If loss inside of your myloss() function is calculated with pytorch
tensor operations (that have backward() implemented and are
differentiable), backpropagation through myloss() will work just fine.
So, to be concrete, let:
def myloss (data):
if data[0][0] > 5.0:
loss = 1.0 * (data**2).sum()
else:
loss = 2.0 * (data**3).sum()
return loss
Mathematically speaking, myloss() will be differentiable everywhere
except at data[0][0] = 5.0, which is good enough.
In practice, if data[0][0] = 5.0, myloss() will take the second
branch and loss.backward() will calculate the gradient that
corresponds to loss = 2.0 * (data**3).sum().
I`m sorry but i think that i asked wrong question which is not my intention.
Actually, my loss function is constructed like:
def myloss(data):
tmp = 0
for i in range(len(data)):
if data[i] > 0.5:
tmp += 1
else:
tmp += 2
loss = math.log10(tmp)
return loss
loss = myloss(output)
loss.backward()
No, this won’t work. The problem is that this version of myloss() isn’t usefully differentiable. It is constant almost everywhere, so the gradient
will always be zero.
Mathematically, myloss() is differentiable (with zero gradient) except
when any of the data[i] = 0.5, at which values myloss() jumps
discontinuously and the derivative is not defined.
Numerically with pytorch you will always get zero gradient, even when
some data[i] = 0.5, because whatever branch of the conditional
you go through, a constant function (constant for that branch) is being
calculated.
myloss() and backpropagation will “work” in the sense that calling loss.backward() will give you a well-defined gradient, but it doesn’t
actually do you any good because the gradient is always zero.

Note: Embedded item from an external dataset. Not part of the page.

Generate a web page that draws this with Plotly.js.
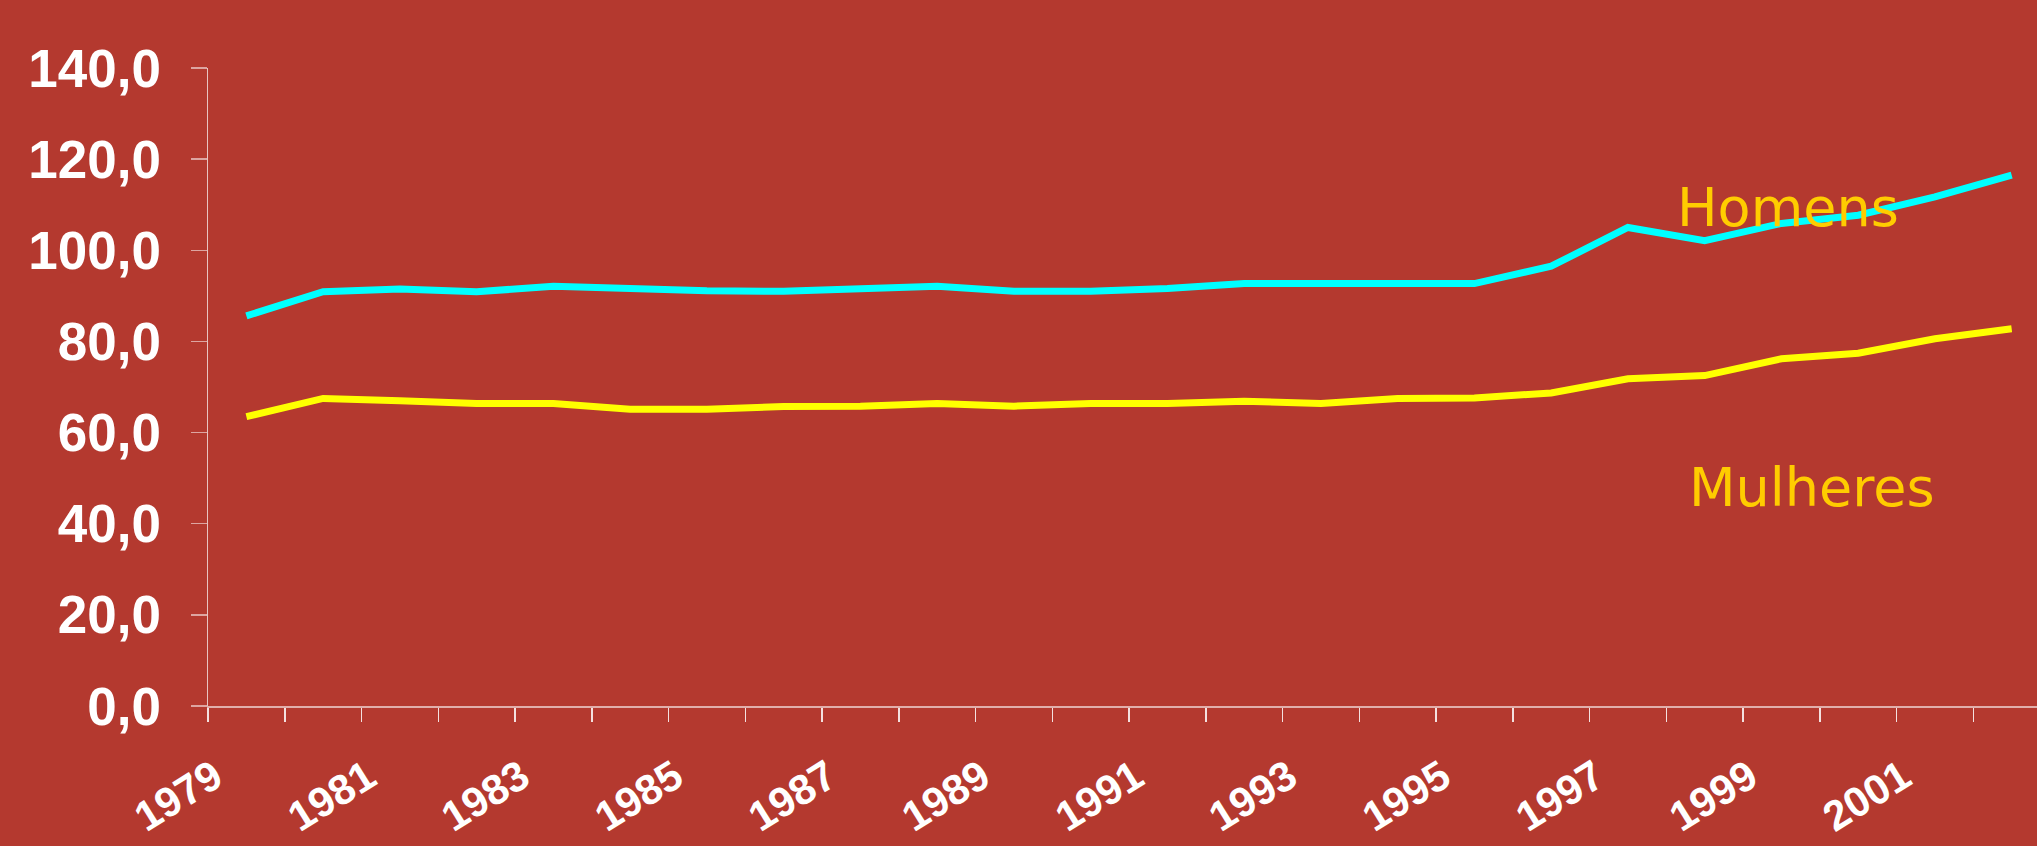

In practical terms, let’s say that data[3] = 0.5001, and you get some
value of the loss function. Let’s also say that at data[3] = 0.5 the
loss function jumps to a lower, more favorable value so that you would
like your optimizer step to update data[3] to 0.4999. The problem is
that the optimizer only knows about the gradient, which is zero, and
doesn’t know that very nearby at 0.4999 you get a lower loss. With zero
gradient the optimizer doesn’t (and can’t) know in which direction to vary data[3], that is, whether to increase, decrease, or leave unchanged data[3], to get to a lower loss.
This is how gradient-descent optimization methods (which are the core
of pytorch’s backpropagation) work, and it’s an inherent limitation they
have.